Itu Snapper Chips dan Garlic Potato Wedges nya …
keknya Yummy banget …
So … creamy …
salam saya Bu …
Memang Yummy….hmm sedaap
Sebenarnya kalau café memang seharusnya murah, karena dari asalnya aja di Eropa sana, café sebenarnya hanya menjual kopi, beberapa minuman ringan lainnya serta makanan-makanan ringan, jadi memang seharusnya harga makanannya terjangkau. Namun, entah kenapa, di Indonesia ini café justru “salah kaprah”, jadi sedikit eksklusif dan relatif banyak harganya tidak terjangkau oleh banyak orang….
Kayak Quesadilla misalnya seperti halnya fajita, taco dan makanan2 dari tortilla (seperti ‘el panqueque’ hanya aja asin memang) sebenarnya makanan rakyat, mungkin sama aja kali kalau di sini levelnya seperti kupat tahu, kupat petis tahu, tahu gejrot dan sebagainya. Tapi mungkin, kalau makanan kita disukai di luar harganya ‘mahal’ juga kali ya?? Hehehe…
Makanan Indonesia kalau di luar negeri juga mahal kang Yari..jadi kalau di luar negeri sebaiknya mencoba makanan asli sana saja, pasti lebih murah. Masuk akal, karen bumbu makanan Indonesia yang harus didatangkan dari negara asal, terutama rempah-rempahnya.
Masakan Quesadilla di batu Jimbar kebetulan murah meriah, sama harganya dengan gado-gado..jangan2 itu yang menyebabkan cafe ini laku keras..apalagi tanpa AC, jendela dan pintu terbuka lebar…dan angin sepoi-sepoi yang dibawa oleh pohon ribndang disekitarnya membuat betah…
Wah… pakai moderasi sekarang bu??
Waduhh…maaf…terpaksa, banyak sekali spam masuk dan kata-katanya jorok…apa boleh buat terpaksa pakai moderator.
Tapi jika nama kang Yari sudah dikenal biasanya langsung masuk
Oh iya, saya tahu kenapa masuk moderasi.

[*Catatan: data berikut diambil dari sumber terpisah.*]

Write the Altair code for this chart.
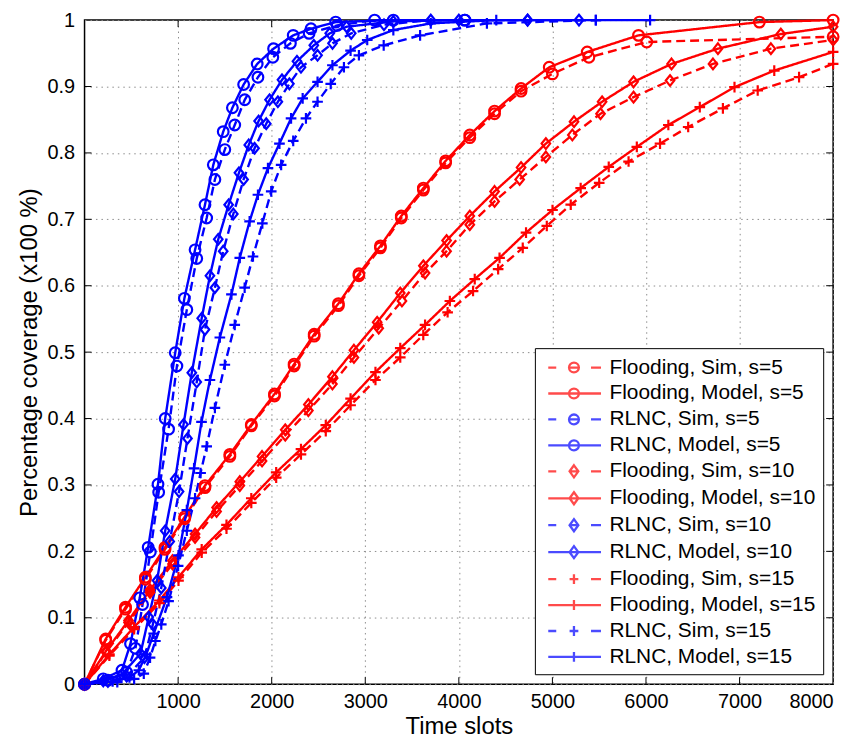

Itu karena mungkin saya menulis namanya “Yari N K” pakai spasi antara N dan K nya, sedangkan biasanya adalah “Yari NK” tanpa spasi, jadinya mungkin dianggap baru.
Ya… saya juga tahu sih kalo makanan kita di sana juga mahal dan rasanya juga suka agak beda dengan yang aslinya di sini. Tapi mahalnya bukan karena harga bahan2nya saja, tapi juga karena “labour” dan “overhead”-nya juga yang di sana memang lebih mahal. Rasanya juga terkadang agak berbeda mungkin karena ada ingredient yang diganti atau mungkin ada adaptasi rasa. Ya maklumlah, sama seperti quesedilla saja di sini yang kalau pakai keju cheddar rasanya jadi sedikit berbeda dari yang aslinya…
Mungkin ya kang Yari…tapi walau masuk spam, jika saya buka blog, pasti langsung dikeluarkan lagi kok.
Iya, makanan-makanan tsb beradapasi dengan tempat dimana mereka memasarkannya, disesuaikan lidah pelanggannya. Seperti makanan Minang, aslinya kan pedas dan tanpa tambahan bumbu berupa gula merah..tapi di Jakarta sudah tak pedas lagi.
Saya sempat kaget, pernah diajak Direksi meninjau Kantor Wilayah Padang, saat makan terlihat sop nya begitu menggiurkan..begitu satu sendok masuk mulut..langsung deh gaber-gaber kepedasan..malu banget…sejak itu saya selalu hati-hati jika mencoba makanan….hahaha
bagus gak cafe batu jimbar yg di sanur itu??? pelayanan gmna?? dsana?